OUR CHANGING WORLD

 

With this issue we conclude 38 years of publication, counting six years of Bible Talk which preceded this paper. We are now prepared to announce definitely that with the January 1991 issue we begin our final two-year cycle and will cease publication of this journal with the December 1992 issue, if the Lord provides us the strength and the resources to continue for two more years. I will turn 74 the same month we send out the last issue, and 40 years is long enough to do this sort of thing. The Lord willing, Ouida and I will for a time after closing down this journal issue a newsletter to all those on our mailing list, if for no other reason to keep in touch for awhile longer. Subscribers should continue to renew, but starting next year we will post the two-year renewal rate on a pro rata basis. We are hopeful of increasing our circulation for the last two years. You can help by sending us a list of new readers at the club rate.

There were 17 of us gathered around two tables on Thanksgiving Day at our house. Most of them were Mother Pitts’ children, grandchildren, and great grandchildren, but she was not able to celebrate festivities with them. She now appears to be clinging to life by a thread. Ouida amazes me in that she is not only able to do all these things with such grace but to make it look easy. Two of Ouida’s kin who were here, a young otorhinolaryngologist and his talented bride-to-be, are members of the Boston Church of Christ in Los Angeles, who told us their church is adding 25 members a week. They radiate joy toward each other and toward the Lord. I was up early Thanksgiving a.m., and after my daily run and a few hours of study, I thought I’d check on the company upstairs. I found the Boston couple sitting on their legs, facing each other with an open Bible between them, studying the book of Ruth. The rest were in bed! I asked the bride-to-be to give us her testimony, which was most impressive. She was riding high as an economic officer in the U.S. Embassy in Paris when she was converted by the Boston group in that city. It radically changed her life. Her parents, supposing she had been brainwashed by a cult, sought to have her deprogrammed. But she was too much for the deprogrammer, and he at last apologized, deciding she was for real. If one wonders why the Boston churches grow as they do, the answer is really simple: They believe they are to make disciples for Jesus and they work at it. The young doctor told me that making disciples is what gives meaning to life.

The New Revised Standard Version of the Bible is now available to the public. It is a revision of the 1952RSV. Thirty scholars, both men and women, did the work, one being a member of the Church of Christ, a professsor at Princeton Seminary. Protestants, Roman Catholics, Jews, and Eastern Orthodox all worked together on the project. Seven different publishers will issue the new Bible in various editions and sizes. While thousands of changes were made, some are especially interesting, including those that seek to correct flagrant sexist language, such as Jn. 12:32, which now reads, “And, I, when I am lifted up from the earth, will draw all people to myself,” instead of men.
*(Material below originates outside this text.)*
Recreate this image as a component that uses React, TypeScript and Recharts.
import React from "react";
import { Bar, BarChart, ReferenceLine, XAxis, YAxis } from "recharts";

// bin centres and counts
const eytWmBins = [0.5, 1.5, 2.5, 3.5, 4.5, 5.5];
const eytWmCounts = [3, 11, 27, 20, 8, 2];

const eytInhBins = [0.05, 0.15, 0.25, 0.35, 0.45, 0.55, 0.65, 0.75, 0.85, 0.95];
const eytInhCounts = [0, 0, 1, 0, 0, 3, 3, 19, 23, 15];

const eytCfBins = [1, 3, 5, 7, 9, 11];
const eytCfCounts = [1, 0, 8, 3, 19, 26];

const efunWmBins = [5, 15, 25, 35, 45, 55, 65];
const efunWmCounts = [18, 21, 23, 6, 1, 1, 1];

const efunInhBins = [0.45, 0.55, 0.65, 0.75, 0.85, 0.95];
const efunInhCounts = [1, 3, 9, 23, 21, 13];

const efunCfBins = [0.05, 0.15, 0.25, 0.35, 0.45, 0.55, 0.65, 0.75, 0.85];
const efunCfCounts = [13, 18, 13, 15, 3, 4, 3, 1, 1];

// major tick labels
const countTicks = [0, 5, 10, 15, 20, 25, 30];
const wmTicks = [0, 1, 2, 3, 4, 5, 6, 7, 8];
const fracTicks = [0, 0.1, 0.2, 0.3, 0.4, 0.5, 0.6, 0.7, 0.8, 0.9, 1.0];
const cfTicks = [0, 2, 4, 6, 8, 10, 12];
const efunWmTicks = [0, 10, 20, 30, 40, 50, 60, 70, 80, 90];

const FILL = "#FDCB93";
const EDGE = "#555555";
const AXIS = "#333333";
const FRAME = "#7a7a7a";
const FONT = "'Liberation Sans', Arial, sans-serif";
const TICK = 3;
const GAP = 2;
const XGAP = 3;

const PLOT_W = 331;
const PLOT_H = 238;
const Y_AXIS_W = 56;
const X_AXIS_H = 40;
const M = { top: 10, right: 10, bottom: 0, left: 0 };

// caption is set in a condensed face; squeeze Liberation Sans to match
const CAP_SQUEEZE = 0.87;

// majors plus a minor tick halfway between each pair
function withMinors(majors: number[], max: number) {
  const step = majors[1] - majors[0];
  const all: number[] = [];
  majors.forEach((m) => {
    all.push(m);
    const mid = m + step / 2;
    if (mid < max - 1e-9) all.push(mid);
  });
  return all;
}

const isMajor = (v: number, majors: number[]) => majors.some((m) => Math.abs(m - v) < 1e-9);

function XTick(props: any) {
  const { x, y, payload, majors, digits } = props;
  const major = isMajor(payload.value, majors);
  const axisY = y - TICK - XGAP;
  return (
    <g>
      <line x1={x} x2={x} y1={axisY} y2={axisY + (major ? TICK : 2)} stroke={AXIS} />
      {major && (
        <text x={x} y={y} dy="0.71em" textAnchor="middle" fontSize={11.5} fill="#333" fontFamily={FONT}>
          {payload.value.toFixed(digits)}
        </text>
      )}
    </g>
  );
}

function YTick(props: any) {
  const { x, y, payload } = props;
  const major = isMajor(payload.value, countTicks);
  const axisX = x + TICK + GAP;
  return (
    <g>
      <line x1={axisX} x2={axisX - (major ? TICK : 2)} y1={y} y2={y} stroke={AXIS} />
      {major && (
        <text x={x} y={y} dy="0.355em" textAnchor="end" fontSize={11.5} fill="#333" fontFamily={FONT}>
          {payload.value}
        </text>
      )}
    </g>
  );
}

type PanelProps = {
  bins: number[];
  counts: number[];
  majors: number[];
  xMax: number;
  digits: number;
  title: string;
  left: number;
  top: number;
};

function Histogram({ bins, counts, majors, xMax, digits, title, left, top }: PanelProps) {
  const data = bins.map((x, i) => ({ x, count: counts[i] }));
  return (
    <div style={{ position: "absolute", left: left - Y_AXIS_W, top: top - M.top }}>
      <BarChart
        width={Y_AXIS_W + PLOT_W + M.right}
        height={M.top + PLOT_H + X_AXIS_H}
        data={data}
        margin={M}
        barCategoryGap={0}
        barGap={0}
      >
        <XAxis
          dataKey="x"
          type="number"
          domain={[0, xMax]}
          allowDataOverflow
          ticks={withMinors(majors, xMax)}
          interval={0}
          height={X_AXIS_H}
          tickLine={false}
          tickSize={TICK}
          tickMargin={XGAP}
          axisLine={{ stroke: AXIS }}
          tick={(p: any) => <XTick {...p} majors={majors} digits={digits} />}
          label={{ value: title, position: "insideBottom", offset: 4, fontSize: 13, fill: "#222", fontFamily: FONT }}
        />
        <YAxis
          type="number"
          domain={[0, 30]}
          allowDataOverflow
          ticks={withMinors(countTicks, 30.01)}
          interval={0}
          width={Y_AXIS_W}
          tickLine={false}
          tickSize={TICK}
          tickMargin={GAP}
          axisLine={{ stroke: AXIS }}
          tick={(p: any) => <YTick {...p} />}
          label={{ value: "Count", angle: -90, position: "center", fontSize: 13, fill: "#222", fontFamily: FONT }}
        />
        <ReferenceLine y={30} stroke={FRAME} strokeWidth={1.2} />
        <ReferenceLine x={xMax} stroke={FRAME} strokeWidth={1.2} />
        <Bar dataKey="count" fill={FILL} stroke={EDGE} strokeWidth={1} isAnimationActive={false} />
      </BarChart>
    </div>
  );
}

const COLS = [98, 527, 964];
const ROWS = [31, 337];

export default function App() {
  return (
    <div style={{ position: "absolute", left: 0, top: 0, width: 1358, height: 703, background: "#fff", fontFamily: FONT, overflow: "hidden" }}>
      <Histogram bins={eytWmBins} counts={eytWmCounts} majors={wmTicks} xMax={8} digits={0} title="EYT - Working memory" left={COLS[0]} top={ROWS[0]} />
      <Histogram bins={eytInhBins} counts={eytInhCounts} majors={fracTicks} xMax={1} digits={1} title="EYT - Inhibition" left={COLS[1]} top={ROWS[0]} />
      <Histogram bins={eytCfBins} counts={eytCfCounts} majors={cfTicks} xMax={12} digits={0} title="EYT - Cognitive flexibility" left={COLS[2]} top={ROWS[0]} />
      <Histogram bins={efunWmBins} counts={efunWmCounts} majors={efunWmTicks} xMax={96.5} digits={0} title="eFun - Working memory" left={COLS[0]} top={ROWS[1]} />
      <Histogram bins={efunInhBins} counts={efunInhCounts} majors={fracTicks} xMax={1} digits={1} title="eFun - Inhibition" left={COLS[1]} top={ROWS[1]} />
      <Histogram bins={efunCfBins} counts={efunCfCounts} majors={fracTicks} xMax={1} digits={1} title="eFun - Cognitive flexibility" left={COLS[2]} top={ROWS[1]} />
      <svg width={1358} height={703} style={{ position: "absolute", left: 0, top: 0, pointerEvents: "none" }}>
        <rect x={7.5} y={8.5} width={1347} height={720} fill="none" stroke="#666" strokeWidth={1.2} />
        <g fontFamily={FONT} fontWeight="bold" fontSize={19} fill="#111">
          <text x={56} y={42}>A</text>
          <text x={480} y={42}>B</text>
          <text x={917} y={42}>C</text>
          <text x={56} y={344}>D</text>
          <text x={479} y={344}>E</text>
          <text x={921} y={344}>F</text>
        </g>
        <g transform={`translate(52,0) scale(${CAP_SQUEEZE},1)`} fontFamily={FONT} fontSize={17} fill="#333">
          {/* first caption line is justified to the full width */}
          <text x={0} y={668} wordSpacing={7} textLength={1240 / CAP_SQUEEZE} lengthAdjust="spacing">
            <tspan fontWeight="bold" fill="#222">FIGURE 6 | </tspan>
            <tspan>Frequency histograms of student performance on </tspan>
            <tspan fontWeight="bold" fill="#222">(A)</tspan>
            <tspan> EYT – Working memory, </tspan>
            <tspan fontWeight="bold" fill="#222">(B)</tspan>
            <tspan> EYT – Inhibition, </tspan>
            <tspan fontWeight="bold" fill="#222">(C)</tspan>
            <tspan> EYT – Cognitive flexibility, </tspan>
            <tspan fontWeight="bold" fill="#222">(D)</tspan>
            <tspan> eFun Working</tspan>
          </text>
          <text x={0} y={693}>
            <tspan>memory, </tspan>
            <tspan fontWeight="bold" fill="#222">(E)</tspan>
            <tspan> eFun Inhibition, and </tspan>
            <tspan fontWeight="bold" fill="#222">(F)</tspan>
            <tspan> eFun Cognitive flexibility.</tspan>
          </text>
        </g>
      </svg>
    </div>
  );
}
And Jn. 2:10 now reads, “Everyone serves the good wine first” instead of “Every man . . .” It sometimes reverts to the old King James translation after departing from it in 1952, one significant passage being Ro. 9:5 where Paul seems to be calling Christ “the eternally blessed God.” The new version agrees with the KJV that that is what Paul said. Some changes have a touch of humor, as in Ps. 50:9, where “I will accept no bull from your house” is changed to “I will not accept a bull from your house” (The KJV also had that one right!). And in the new version Paul was not stoned (!) but “received a stoning” (2 Cor 11:25). Gen. 1:27 now reads, “God created humankind in his own image,” but there are no such changes made of Deity. God is still “our Father who is in heaven,” not Father-Mother or Parent as some have urged. The committee says it is the Bible teacher who is to show that God transcends masculinity, not the Bible translator.
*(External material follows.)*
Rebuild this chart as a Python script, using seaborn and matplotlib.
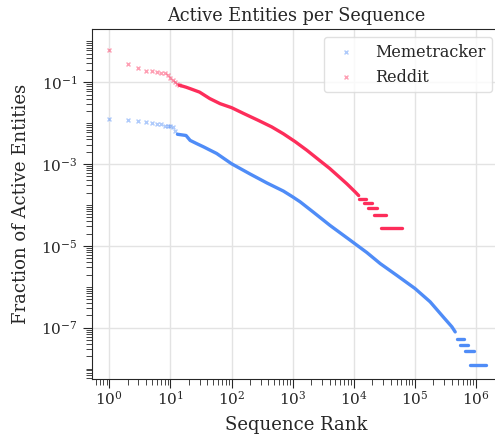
import matplotlib as mpl
mpl.use('Agg')
import matplotlib.pyplot as plt
from matplotlib.ticker import LogLocator, NullFormatter
import numpy as np
import pandas as pd
import seaborn as sns

# early ranks, drawn as single markers
meme_rank = [1, 2, 3, 4, 5, 6, 7, 8, 9, 10, 11, 12]
meme_frac = [0.01245, 0.01175, 0.01114, 0.01072, 0.01012, 0.00955, 0.00955,
             0.00851, 0.00851, 0.00832, 0.00794, 0.00631]
reddit_rank = [1, 2, 3, 4, 5, 6, 7, 8, 9, 10, 11, 12, 13, 14]
reddit_frac = [0.605, 0.280, 0.229, 0.193, 0.193, 0.183, 0.173, 0.173,
               0.155, 0.127, 0.112, 0.100, 0.091, 0.085]

# dense part of each curve (markers overlap into a band)
meme_band_rank = [13, 18, 21, 27, 35, 42, 57, 100, 200, 377, 705, 1000, 1320,
                  2200, 4090, 8710, 16300, 27000, 50600, 100000, 177000,
                  293000, 402000, 455000]
meme_band_frac = [5.37e-3, 5.01e-3, 3.8e-3, 3.16e-3, 2.63e-3, 2.29e-3, 1.82e-3,
                  1.02e-3, 5.75e-4, 3.47e-4, 2.19e-4, 1.58e-4, 1.2e-4, 6.6e-5,
                  3.16e-5, 1.38e-5, 6.9e-6, 3.7e-6, 1.9e-6, 9.1e-7, 4.3e-7,
                  1.8e-7, 1.05e-7, 7.9e-8]
reddit_band_rank = [14, 18, 21, 30, 44, 65, 100, 156, 275, 455, 705, 1094, 1698,
                    2811, 4000, 6000, 7680, 8710, 10500, 12000]
reddit_band_frac = [0.085, 0.076, 0.070, 0.0575, 0.040, 0.030, 0.024, 0.0174,
                    0.0117, 0.0081, 0.0055, 0.00355, 0.00219, 0.0012, 7.9e-4,
                    4.6e-4, 3.3e-4, 2.75e-4, 2.09e-4, 1.7e-4]

# flat tail steps (rank start, rank end, value)
meme_step_start = [485000, 550000, 663000, 800000]
meme_step_end = [622000, 734000, 930000, 1460000]
meme_step_frac = [5.2e-8, 3.8e-8, 2.7e-8, 1.26e-8]
reddit_step_start = [12000, 14500, 17000, 21000, 28000]
reddit_step_end = [16000, 19500, 24000, 33000, 61000]
reddit_step_frac = [1.41e-4, 1.10e-4, 8.5e-5, 5.6e-5, 2.8e-5]

x_ticks = [1e0, 1e1, 1e2, 1e3, 1e4, 1e5, 1e6]
y_ticks = [1e-7, 1e-5, 1e-3, 1e-1]

BLUE = '#4f8cf7'
RED = '#fd2d5a'


def curve_frame(band_rank, band_frac, starts, ends, fracs):
    rows = [(r, f, 0) for r, f in zip(band_rank, band_frac)]
    for i, (x0, x1, f) in enumerate(zip(starts, ends, fracs), 1):
        rows += [(x0, f, i), (x1, f, i)]
    return pd.DataFrame(rows, columns=['rank', 'frac', 'seg'])


def save_graph():
    sns.set_style('ticks')
    plt.rcParams['font.family'] = ['DejaVu Serif']
    plt.rcParams['mathtext.fontset'] = 'dejavuserif'

    fig = plt.figure(figsize=(4.95, 4.34), dpi=100)
    ax = fig.add_axes([0.185, 0.1267, 0.825, 0.8058])

    meme = curve_frame(meme_band_rank, meme_band_frac,
                       meme_step_start, meme_step_end, meme_step_frac)
    reddit = curve_frame(reddit_band_rank, reddit_band_frac,
                         reddit_step_start, reddit_step_end, reddit_step_frac)

    sns.lineplot(data=meme, x='rank', y='frac', units='seg', estimator=None,
                 sort=False, color=BLUE, lw=2.4, ax=ax, legend=False)
    sns.lineplot(data=reddit, x='rank', y='frac', units='seg', estimator=None,
                 sort=False, color=RED, lw=2.4, ax=ax, legend=False)
    sns.scatterplot(x=meme_rank, y=meme_frac, marker='x', s=8, linewidth=1,
                    color=BLUE, alpha=0.45, label='Memetracker', ax=ax)
    sns.scatterplot(x=reddit_rank, y=reddit_frac, marker='x', s=8, linewidth=1,
                    color=RED, alpha=0.45, label='Reddit', ax=ax)

    ax.set_xscale('log')
    ax.set_yscale('log')
    ax.set_xticks(x_ticks)
    ax.set_yticks(y_ticks)
    ax.xaxis.set_minor_locator(LogLocator(base=10, subs=np.arange(2, 10), numticks=100))
    ax.yaxis.set_minor_locator(LogLocator(base=10, subs=np.arange(1, 10), numticks=100))
    ax.xaxis.set_minor_formatter(NullFormatter())
    ax.yaxis.set_minor_formatter(NullFormatter())
    ax.set_xlim(10 ** -0.29, 10 ** 6.39)
    ax.set_ylim(10 ** -8.254, 10 ** 0.296)

    ax.tick_params(which='major', length=6.5, width=0.8, labelsize=11)
    ax.tick_params(which='minor', length=4.3, width=0.6)
    ax.tick_params(axis='x', which='major', pad=1)
    ax.grid(True, which='major', color='#e3e3e3', lw=1)
    ax.set_axisbelow(True)

    ax.set_title('Active Entities per Sequence', fontsize=12.7)
    ax.set_xlabel('Sequence Rank', fontsize=13, labelpad=6)
    ax.set_ylabel('Fraction of Active Entities', fontsize=13, labelpad=8)
    ax.legend(loc='upper right', fontsize=11.5, frameon=True, edgecolor='#d9d9d9')

    fig.savefig('out.png', dpi=100)
    return 'out.png'


if __name__ == "__main__":
    save_graph()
Dallas Seminary has published a booklet on pornography that points up the severity of this evil in our society. There are nearly 900 theaters in our nation that show X-rated films and more than 15,000 “adult” bookstores, outnumbering McDonald’s restaurants. Nearly 100 pornographic films are produced each year. Extensive research indicates that pornography has a profound effect on behavior, such as the large number of sexual-assault cases it has influenced.
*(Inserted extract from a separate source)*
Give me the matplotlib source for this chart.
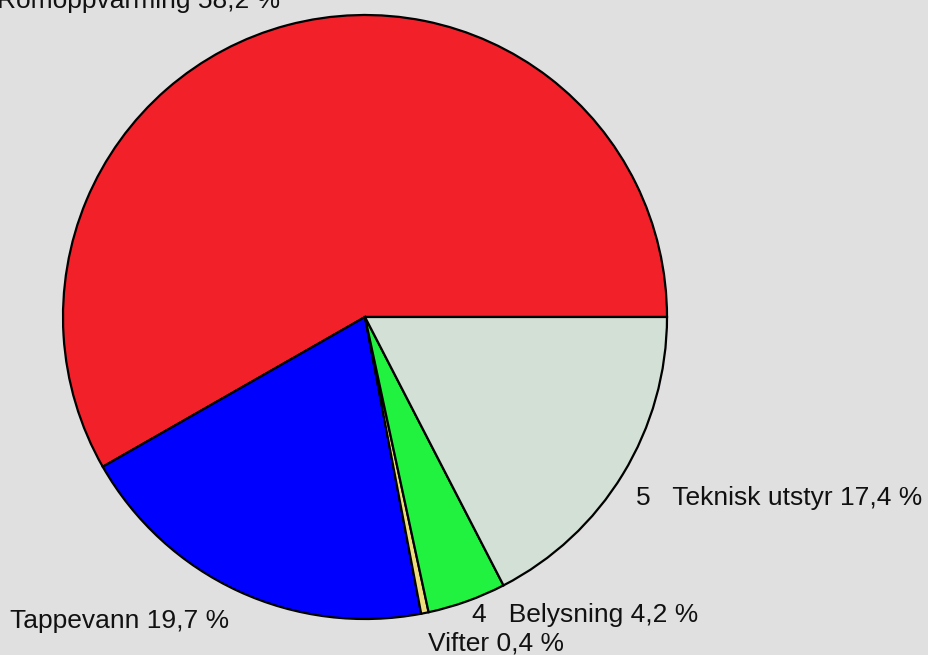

John O. Humbert, general minister and president of the Disciples of Christ, has issued a statement on “Who Are The Disciples?” in which he lists twelve essential identifying marks. One reads: “This church is a movement for Christian unity, our ‘polar star.’ The church of Jesus Christ is ‘essentially, intentionally and constitutionally one’.” Another says: “This church is historically a movement away from sectarian, narrow exclusivism to a spirit of open, accepting Christian charity. Our watchwords have been: ‘Christians only, but not the only Christians; in essentials unity, in nonessentials liberty and in all things charity.’ There is an acceptance of diversity.”

In the summer issue of Image, a Church of Christ journal published in West Monroe, La., Jo Ann Gibbs of Escondido, Ca., has an article on fellowship in which she says, “Fellowship is banqueting with our friends in the church. This is good. Or it is inviting into our homes the poor, the maimed, the lame, the blind, who cannot return the favor. This is better.”